川本裕司
2010年12月20日
著者の「ワイアード」誌編集長は、無料経済の歴史をたどったうえで「有料コンテンツの終焉」を宣告した。そのうえで、少数の有料利用者が多数の無料利用者を支えるオンラインゲーム型の「フリーミアム」モデルへの注目を表明した。米大手メディアはネットに無料でコンテンツを出したのは間違いだったとして、フリーミアムに移行しつつある。
「デジタル社会の潮流」に焦点をあて、発売2週間前から10000人にPDFで無料公開して話題を呼んだ『フリー』に続くヒット再現をめざし18日、同じNHK出版から刊行されたのが『シェア』だ。都内の書店でのテスト販売やツイッターなどネット上での話題から、22日の2刷がすでに決まった。初版とあわせ計45000部と幸先のいい出足となっている。
『フリー』と同じくインフォバーンCEOの小林弘人さんが、監修と解説を手がけている。
ブロガーら120人を招き1日に開かれた出版記念イベントで、小林さんは「企業・ビジネスから消費者に主導権が移ってきた」と話し、「シェアリングエコノミー(共有経済)」が新しい流れになっている、と指摘した。
『シェア』の著者であるビジネスコンサルタントのレイチェル・ボッツマンとアントレプレナーのルー・ロジャースは、地縁やインターネットを利用して結びついたコミュニティで共有する「コラボレーション消費」の可能性を強調している。

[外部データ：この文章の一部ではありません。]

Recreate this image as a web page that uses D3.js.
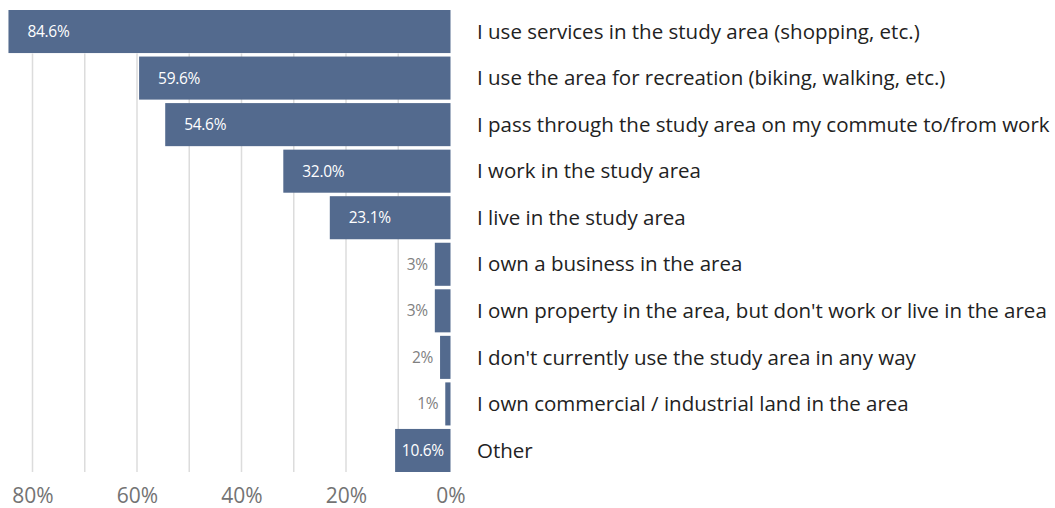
<!DOCTYPE html>
<html>
<head>
<meta charset="utf-8">
<script src="https://cdn.jsdelivr.net/npm/d3@7"></script>
<style>
  html, body { margin: 0; padding: 0; background: #fff; }
  svg { display: block; font-family: "Open Sans", sans-serif; }
</style>
</head>
<body>
<svg id="chart" width="1055" height="508"></svg>
<script>
const categories = [
  "I use services in the study area (shopping, etc.)",
  "I use the area for recreation (biking, walking, etc.)",
  "I pass through the study area on my commute to/from work",
  "I work in the study area",
  "I live in the study area",
  "I own a business in the area",
  "I own property in the area, but don't work or live in the area",
  "I don't currently use the study area in any way",
  "I own commercial / industrial land in the area",
  "Other"
];
const values = [84.6, 59.6, 54.6, 32.0, 23.1, 3, 3, 2, 1, 10.6];
const valueLabels = ["84.6%", "59.6%", "54.6%", "32.0%", "23.1%", "3%", "3%", "2%", "1%", "10.6%"];
const gridTicks = [10, 20, 30, 40, 50, 60, 70, 80];
const axisTicks = [80, 60, 40, 20, 0];

const svg = d3.select("#chart");
const zeroX = 450.5;

const x = d3.scaleLinear().domain([0, 80]).range([zeroX, 32.5]);
const y = d3.scaleBand().domain(categories).range([10, 472]).paddingInner(0.075).paddingOuter(0);

const rows = categories.map((c, i) => ({ cat: c, value: values[i], label: valueLabels[i] }));

// gridlines
svg.append("g")
  .selectAll("line")
  .data(gridTicks)
  .join("line")
  .attr("x1", d => x(d)).attr("x2", d => x(d))
  .attr("y1", y(categories[1]) - 3).attr("y2", 472)
  .attr("stroke", "#dcdcdc")
  .attr("stroke-width", 1.5);

// bars
svg.append("g")
  .selectAll("rect")
  .data(rows)
  .join("rect")
  .attr("x", d => x(d.value))
  .attr("y", d => y(d.cat))
  .attr("width", d => zeroX - x(d.value))
  .attr("height", y.bandwidth())
  .attr("fill", "#536a8e");

// value labels
svg.append("g")
  .selectAll("text")
  .data(rows)
  .join("text")
  .attr("x", d => {
    if (d.value > 20) return x(d.value) + 19;
    if (d.value > 5) return (x(d.value) + zeroX) / 2;
    return x(d.value) - 7;
  })
  .attr("y", d => y(d.cat) + y.bandwidth() / 2)
  .attr("dy", "0.35em")
  .attr("text-anchor", d => d.value > 20 ? "start" : d.value > 5 ? "middle" : "end")
  .attr("fill", d => d.value > 5 ? "#ffffff" : "#808080")
  .attr("font-size", 15.5)
  .attr("letter-spacing", -0.3)
  .text(d => d.label);

// category labels
svg.append("g")
  .selectAll("text")
  .data(rows)
  .join("text")
  .attr("x", 477)
  .attr("y", d => y(d.cat) + y.bandwidth() / 2)
  .attr("dy", "0.35em")
  .attr("fill", "#222222")
  .attr("font-size", 20.5)
  .text(d => d.cat);

// bottom axis labels
const axis = d3.axisBottom(x).tickValues(axisTicks).tickFormat(d => d + "%").tickSize(0).tickPadding(0);
const gx = svg.append("g").attr("transform", "translate(0,488)").call(axis);
gx.select(".domain").remove();
gx.selectAll("text")
  .attr("font-family", "\"Open Sans\", sans-serif")
  .attr("font-size", 21)
  .attr("fill", "#737373")
  .attr("dy", "0.7em");
</script>
</body>
</html>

そのモデルとして、(1)車や自転車、ブランド品などの製品をシェアするサービス(2)子供服などの無料交換やポイント交換などによるモノのリサイクル再利用(3)お金や技術、手助けなどにかかわるライフスタイルのシェア、をあげている。地球環境への負担を減らしながら物の価値を消費する底流を指摘している。